** BEGIN **

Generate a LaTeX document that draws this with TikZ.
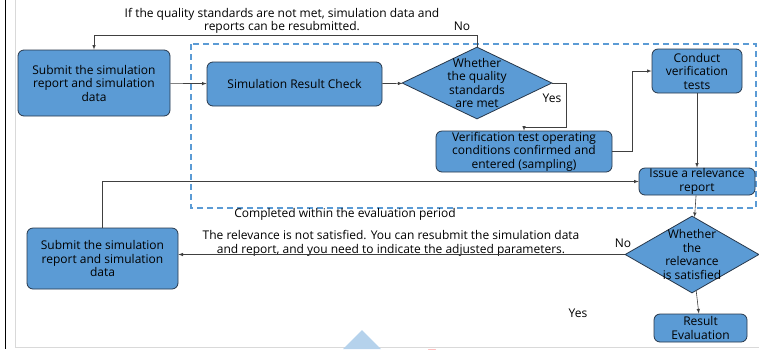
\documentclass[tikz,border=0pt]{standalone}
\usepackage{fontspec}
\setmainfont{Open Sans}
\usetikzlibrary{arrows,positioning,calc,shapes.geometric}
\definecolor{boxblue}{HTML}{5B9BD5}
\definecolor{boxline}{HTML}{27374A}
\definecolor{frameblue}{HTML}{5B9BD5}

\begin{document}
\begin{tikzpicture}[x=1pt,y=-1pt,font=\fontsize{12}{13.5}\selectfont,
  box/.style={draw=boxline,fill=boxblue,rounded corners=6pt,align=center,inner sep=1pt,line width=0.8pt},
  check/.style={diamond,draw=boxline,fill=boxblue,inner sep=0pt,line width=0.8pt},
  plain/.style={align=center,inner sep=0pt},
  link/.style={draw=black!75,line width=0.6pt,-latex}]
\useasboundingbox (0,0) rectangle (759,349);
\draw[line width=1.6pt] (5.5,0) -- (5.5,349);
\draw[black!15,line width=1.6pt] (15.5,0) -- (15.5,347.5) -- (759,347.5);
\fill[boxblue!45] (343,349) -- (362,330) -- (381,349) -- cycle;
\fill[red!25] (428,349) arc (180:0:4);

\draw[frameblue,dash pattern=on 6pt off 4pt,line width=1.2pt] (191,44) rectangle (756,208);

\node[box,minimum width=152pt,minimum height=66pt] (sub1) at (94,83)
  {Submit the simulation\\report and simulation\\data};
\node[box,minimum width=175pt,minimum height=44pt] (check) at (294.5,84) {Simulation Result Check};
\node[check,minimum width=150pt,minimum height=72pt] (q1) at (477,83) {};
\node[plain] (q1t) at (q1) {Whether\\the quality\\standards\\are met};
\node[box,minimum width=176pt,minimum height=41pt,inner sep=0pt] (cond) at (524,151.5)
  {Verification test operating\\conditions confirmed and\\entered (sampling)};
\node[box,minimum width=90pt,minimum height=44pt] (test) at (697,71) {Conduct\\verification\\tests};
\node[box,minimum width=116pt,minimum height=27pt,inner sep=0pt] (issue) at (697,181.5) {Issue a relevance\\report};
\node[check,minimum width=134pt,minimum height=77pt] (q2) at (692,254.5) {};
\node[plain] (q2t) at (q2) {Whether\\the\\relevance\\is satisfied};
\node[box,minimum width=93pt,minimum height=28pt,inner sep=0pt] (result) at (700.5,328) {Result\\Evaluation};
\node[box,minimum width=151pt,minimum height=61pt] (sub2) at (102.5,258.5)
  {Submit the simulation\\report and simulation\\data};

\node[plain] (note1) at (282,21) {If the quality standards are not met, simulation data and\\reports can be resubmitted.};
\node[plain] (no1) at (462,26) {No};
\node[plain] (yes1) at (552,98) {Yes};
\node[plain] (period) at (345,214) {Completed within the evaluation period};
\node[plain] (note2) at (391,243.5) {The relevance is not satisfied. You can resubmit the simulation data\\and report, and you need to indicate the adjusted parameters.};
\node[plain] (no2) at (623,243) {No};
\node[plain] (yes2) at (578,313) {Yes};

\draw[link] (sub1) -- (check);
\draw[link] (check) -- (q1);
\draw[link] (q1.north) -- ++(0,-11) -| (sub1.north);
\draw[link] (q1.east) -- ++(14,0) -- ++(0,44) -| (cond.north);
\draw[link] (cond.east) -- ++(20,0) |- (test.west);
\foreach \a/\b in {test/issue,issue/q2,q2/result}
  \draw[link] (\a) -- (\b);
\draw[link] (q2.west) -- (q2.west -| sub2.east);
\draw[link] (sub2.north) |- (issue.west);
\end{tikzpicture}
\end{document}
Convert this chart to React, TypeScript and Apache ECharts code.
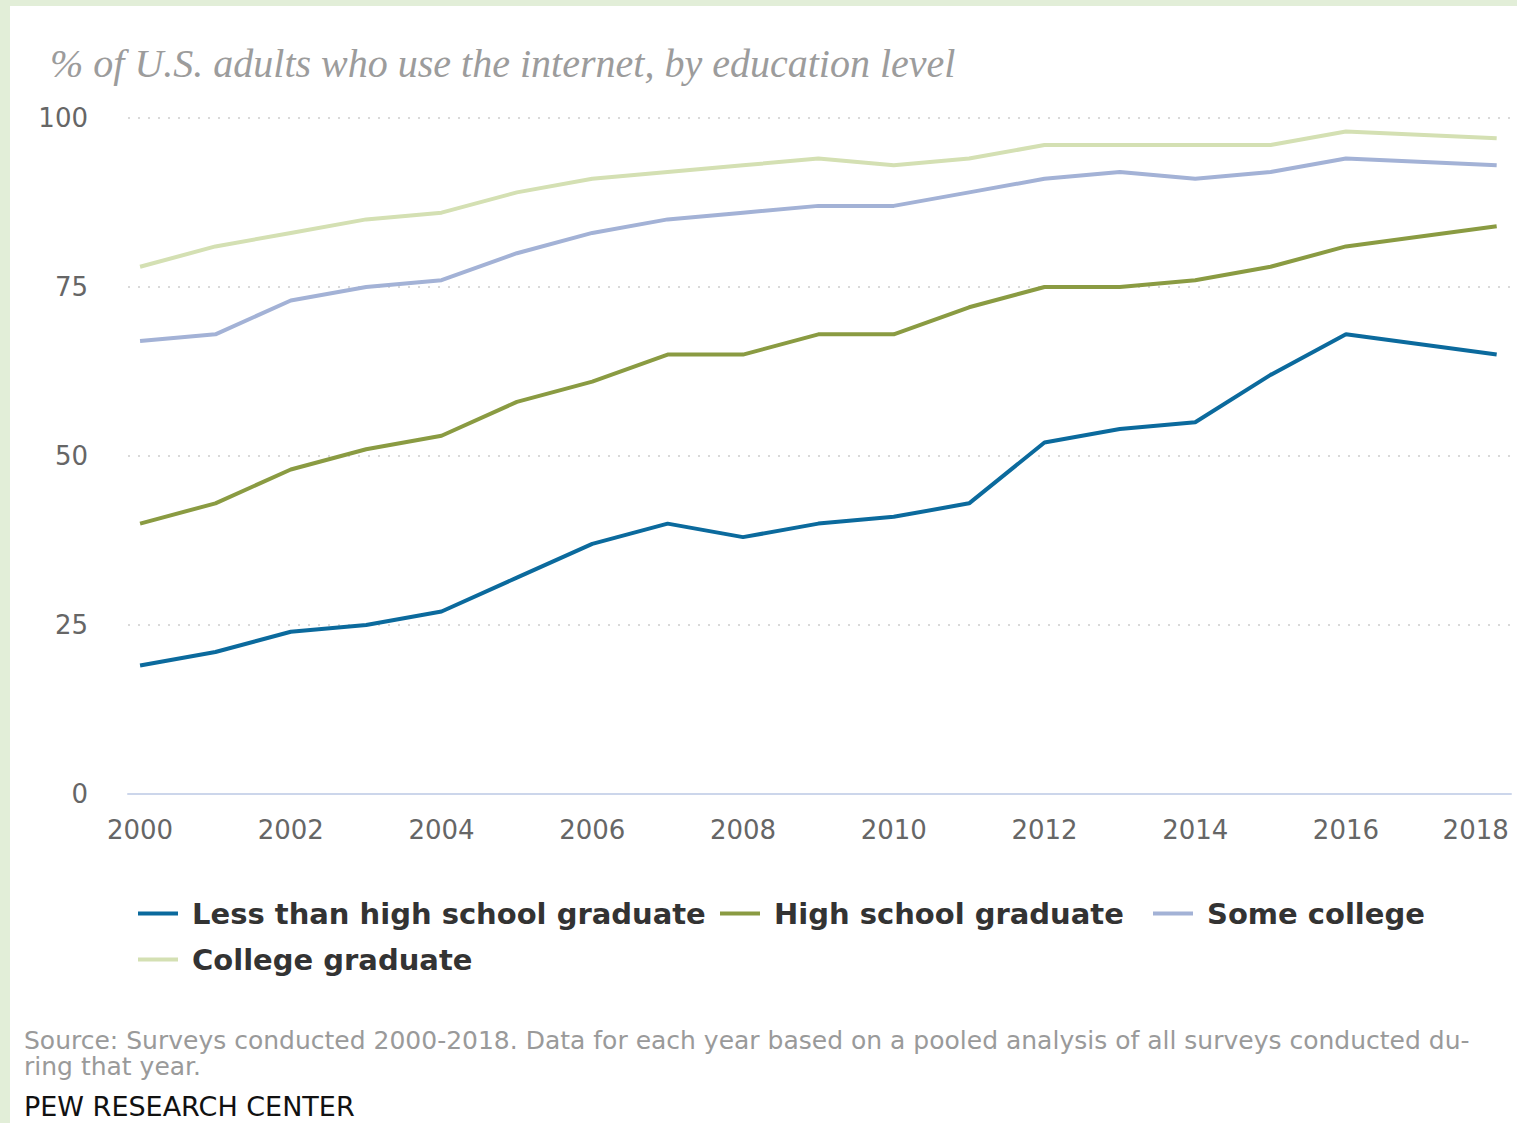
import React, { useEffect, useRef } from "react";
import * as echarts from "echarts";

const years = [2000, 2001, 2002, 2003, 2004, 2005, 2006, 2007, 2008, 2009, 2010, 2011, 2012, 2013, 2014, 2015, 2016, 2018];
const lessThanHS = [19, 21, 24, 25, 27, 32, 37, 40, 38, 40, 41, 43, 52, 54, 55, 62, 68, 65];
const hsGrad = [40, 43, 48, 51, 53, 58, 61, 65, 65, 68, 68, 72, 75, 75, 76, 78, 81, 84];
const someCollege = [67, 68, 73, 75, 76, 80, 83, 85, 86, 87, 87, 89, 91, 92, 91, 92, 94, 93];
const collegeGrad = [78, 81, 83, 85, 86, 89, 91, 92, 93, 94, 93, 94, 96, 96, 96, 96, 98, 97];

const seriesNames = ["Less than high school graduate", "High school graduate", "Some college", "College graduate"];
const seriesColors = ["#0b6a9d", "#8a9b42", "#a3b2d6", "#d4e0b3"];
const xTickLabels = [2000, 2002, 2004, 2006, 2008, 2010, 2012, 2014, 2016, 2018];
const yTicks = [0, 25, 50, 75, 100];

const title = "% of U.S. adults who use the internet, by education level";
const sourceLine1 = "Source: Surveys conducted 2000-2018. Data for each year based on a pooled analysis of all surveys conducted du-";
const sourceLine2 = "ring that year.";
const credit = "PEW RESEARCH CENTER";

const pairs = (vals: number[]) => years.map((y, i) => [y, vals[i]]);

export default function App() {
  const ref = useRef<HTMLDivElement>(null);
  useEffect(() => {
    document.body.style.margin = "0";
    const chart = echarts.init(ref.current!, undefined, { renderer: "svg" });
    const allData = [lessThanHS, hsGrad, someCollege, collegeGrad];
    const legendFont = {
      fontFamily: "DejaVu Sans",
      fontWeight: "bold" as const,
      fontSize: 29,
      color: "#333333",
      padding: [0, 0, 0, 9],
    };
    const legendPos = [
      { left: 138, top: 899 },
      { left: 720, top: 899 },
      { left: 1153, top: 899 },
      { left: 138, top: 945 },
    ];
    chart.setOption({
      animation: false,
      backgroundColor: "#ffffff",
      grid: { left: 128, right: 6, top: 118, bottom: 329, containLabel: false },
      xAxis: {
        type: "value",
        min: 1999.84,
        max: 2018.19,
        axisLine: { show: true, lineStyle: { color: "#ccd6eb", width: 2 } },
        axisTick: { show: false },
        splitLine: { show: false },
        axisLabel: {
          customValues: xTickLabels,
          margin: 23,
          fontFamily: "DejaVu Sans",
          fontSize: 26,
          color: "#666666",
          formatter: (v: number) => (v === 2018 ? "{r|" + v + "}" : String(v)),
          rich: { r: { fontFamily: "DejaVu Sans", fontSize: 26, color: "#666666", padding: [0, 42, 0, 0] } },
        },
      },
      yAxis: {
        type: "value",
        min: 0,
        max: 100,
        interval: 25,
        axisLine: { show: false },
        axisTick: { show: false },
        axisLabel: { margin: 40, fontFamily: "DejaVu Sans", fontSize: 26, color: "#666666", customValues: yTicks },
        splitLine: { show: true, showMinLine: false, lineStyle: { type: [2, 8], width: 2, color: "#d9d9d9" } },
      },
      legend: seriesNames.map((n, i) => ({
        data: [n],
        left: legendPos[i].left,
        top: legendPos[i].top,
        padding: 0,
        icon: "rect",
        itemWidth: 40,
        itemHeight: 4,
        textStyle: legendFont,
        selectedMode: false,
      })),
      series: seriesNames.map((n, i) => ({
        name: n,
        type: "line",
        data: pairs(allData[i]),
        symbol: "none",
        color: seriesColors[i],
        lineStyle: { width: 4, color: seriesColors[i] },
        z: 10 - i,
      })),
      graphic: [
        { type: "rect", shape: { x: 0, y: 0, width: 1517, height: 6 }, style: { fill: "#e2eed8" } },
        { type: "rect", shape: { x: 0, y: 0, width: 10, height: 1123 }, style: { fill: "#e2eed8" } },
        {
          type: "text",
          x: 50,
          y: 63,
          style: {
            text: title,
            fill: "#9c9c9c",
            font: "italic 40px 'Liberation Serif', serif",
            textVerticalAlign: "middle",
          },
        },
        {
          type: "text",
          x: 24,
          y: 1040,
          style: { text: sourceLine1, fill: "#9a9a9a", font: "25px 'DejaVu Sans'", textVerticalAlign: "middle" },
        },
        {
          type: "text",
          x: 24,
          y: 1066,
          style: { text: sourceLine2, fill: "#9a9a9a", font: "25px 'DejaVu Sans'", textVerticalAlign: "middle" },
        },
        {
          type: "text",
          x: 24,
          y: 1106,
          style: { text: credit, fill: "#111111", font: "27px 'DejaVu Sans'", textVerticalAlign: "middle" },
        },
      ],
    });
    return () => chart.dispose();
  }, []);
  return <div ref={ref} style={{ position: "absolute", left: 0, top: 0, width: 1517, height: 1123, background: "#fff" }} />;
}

** END **

**The problem**.
Take the lines above starting at the one containing "Convert this chart" and ending at the one containing "import * as", and print them again exactly, without pictures.

**Reply**.
Convert this chart to React, TypeScript and Apache ECharts code.
import React, { useEffect, useRef } from "react";
import * as echarts from "echarts";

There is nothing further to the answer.